**TO BE DONE:** Leave out the images; return the rest of the data exactly.

────────────────────────────────────────

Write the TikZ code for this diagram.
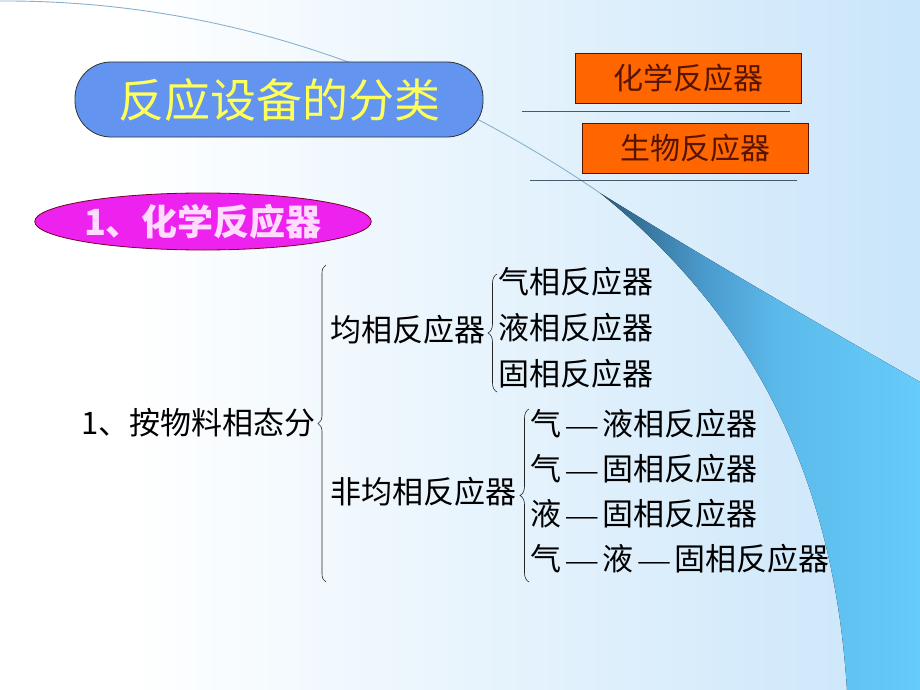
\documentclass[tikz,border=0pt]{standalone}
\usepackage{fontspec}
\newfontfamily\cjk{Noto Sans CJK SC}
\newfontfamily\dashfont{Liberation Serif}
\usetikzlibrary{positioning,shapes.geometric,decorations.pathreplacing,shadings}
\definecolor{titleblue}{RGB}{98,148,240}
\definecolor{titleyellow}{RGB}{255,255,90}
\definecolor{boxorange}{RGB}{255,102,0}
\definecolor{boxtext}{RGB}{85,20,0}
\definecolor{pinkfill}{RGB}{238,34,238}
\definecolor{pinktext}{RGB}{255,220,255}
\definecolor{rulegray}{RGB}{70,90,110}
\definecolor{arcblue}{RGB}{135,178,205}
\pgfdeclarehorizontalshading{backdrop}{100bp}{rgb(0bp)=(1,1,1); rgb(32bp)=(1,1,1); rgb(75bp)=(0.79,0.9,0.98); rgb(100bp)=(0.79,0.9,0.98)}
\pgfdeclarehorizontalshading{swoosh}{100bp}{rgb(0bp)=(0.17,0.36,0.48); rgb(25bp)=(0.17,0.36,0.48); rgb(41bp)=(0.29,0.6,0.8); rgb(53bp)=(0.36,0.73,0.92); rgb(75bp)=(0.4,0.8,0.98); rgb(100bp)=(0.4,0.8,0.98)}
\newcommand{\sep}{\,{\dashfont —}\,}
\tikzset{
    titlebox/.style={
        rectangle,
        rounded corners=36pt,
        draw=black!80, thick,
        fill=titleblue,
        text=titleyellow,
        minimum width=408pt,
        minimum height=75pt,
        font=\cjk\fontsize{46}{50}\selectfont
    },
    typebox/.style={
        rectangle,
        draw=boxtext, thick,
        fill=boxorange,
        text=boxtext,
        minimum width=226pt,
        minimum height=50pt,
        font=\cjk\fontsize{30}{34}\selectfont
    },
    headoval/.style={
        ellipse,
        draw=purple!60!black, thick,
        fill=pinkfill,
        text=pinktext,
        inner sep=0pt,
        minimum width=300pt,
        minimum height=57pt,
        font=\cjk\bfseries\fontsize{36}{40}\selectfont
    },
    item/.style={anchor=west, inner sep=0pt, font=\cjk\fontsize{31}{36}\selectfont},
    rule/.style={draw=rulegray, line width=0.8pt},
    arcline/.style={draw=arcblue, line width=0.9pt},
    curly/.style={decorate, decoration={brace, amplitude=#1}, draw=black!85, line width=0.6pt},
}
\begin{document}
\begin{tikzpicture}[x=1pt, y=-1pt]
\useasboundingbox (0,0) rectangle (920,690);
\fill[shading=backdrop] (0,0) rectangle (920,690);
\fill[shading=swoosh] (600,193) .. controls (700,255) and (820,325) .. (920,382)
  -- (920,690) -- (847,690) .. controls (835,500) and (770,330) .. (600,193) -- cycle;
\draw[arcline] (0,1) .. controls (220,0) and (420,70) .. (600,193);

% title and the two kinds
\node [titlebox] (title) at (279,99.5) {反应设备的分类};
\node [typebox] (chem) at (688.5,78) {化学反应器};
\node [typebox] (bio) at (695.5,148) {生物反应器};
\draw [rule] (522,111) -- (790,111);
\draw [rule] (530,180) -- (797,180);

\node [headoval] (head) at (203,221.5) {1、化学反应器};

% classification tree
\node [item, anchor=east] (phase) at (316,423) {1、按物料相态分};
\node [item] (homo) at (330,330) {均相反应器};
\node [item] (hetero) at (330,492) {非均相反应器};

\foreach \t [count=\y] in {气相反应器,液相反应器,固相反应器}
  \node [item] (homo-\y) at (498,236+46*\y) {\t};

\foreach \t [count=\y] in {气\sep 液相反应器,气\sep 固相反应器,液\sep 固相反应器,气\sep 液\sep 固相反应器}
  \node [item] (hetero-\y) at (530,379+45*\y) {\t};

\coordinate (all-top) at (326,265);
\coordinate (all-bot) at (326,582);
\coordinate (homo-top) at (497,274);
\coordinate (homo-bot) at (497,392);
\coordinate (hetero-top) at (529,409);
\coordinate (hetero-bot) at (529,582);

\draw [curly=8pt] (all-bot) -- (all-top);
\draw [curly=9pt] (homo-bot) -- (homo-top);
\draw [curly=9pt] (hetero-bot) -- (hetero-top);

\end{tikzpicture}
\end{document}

────────────────────────────────────────

**CORRECT ANSWER:**
Write the TikZ code for this diagram.
\documentclass[tikz,border=0pt]{standalone}
\usepackage{fontspec}
\newfontfamily\cjk{Noto Sans CJK SC}
\newfontfamily\dashfont{Liberation Serif}
\usetikzlibrary{positioning,shapes.geometric,decorations.pathreplacing,shadings}
\definecolor{titleblue}{RGB}{98,148,240}
\definecolor{titleyellow}{RGB}{255,255,90}
\definecolor{boxorange}{RGB}{255,102,0}
\definecolor{boxtext}{RGB}{85,20,0}
\definecolor{pinkfill}{RGB}{238,34,238}
\definecolor{pinktext}{RGB}{255,220,255}
\definecolor{rulegray}{RGB}{70,90,110}
\definecolor{arcblue}{RGB}{135,178,205}
\pgfdeclarehorizontalshading{backdrop}{100bp}{rgb(0bp)=(1,1,1); rgb(32bp)=(1,1,1); rgb(75bp)=(0.79,0.9,0.98); rgb(100bp)=(0.79,0.9,0.98)}
\pgfdeclarehorizontalshading{swoosh}{100bp}{rgb(0bp)=(0.17,0.36,0.48); rgb(25bp)=(0.17,0.36,0.48); rgb(41bp)=(0.29,0.6,0.8); rgb(53bp)=(0.36,0.73,0.92); rgb(75bp)=(0.4,0.8,0.98); rgb(100bp)=(0.4,0.8,0.98)}
\newcommand{\sep}{\,{\dashfont —}\,}
\tikzset{
    titlebox/.style={
        rectangle,
        rounded corners=36pt,
        draw=black!80, thick,
        fill=titleblue,
        text=titleyellow,
        minimum width=408pt,
        minimum height=75pt,
        font=\cjk\fontsize{46}{50}\selectfont
    },
    typebox/.style={
        rectangle,
        draw=boxtext, thick,
        fill=boxorange,
        text=boxtext,
        minimum width=226pt,
        minimum height=50pt,
        font=\cjk\fontsize{30}{34}\selectfont
    },
    headoval/.style={
        ellipse,
        draw=purple!60!black, thick,
        fill=pinkfill,
        text=pinktext,
        inner sep=0pt,
        minimum width=300pt,
        minimum height=57pt,
        font=\cjk\bfseries\fontsize{36}{40}\selectfont
    },
    item/.style={anchor=west, inner sep=0pt, font=\cjk\fontsize{31}{36}\selectfont},
    rule/.style={draw=rulegray, line width=0.8pt},
    arcline/.style={draw=arcblue, line width=0.9pt},
    curly/.style={decorate, decoration={brace, amplitude=#1}, draw=black!85, line width=0.6pt},
}
\begin{document}
\begin{tikzpicture}[x=1pt, y=-1pt]
\useasboundingbox (0,0) rectangle (920,690);
\fill[shading=backdrop] (0,0) rectangle (920,690);
\fill[shading=swoosh] (600,193) .. controls (700,255) and (820,325) .. (920,382)
  -- (920,690) -- (847,690) .. controls (835,500) and (770,330) .. (600,193) -- cycle;
\draw[arcline] (0,1) .. controls (220,0) and (420,70) .. (600,193);

% title and the two kinds
\node [titlebox] (title) at (279,99.5) {反应设备的分类};
\node [typebox] (chem) at (688.5,78) {化学反应器};
\node [typebox] (bio) at (695.5,148) {生物反应器};
\draw [rule] (522,111) -- (790,111);
\draw [rule] (530,180) -- (797,180);

\node [headoval] (head) at (203,221.5) {1、化学反应器};

% classification tree
\node [item, anchor=east] (phase) at (316,423) {1、按物料相态分};
\node [item] (homo) at (330,330) {均相反应器};
\node [item] (hetero) at (330,492) {非均相反应器};

\foreach \t [count=\y] in {气相反应器,液相反应器,固相反应器}
  \node [item] (homo-\y) at (498,236+46*\y) {\t};

\foreach \t [count=\y] in {气\sep 液相反应器,气\sep 固相反应器,液\sep 固相反应器,气\sep 液\sep 固相反应器}
  \node [item] (hetero-\y) at (530,379+45*\y) {\t};

\coordinate (all-top) at (326,265);
\coordinate (all-bot) at (326,582);
\coordinate (homo-top) at (497,274);
\coordinate (homo-bot) at (497,392);
\coordinate (hetero-top) at (529,409);
\coordinate (hetero-bot) at (529,582);

\draw [curly=8pt] (all-bot) -- (all-top);
\draw [curly=9pt] (homo-bot) -- (homo-top);
\draw [curly=9pt] (hetero-bot) -- (hetero-top);

\end{tikzpicture}
\end{document}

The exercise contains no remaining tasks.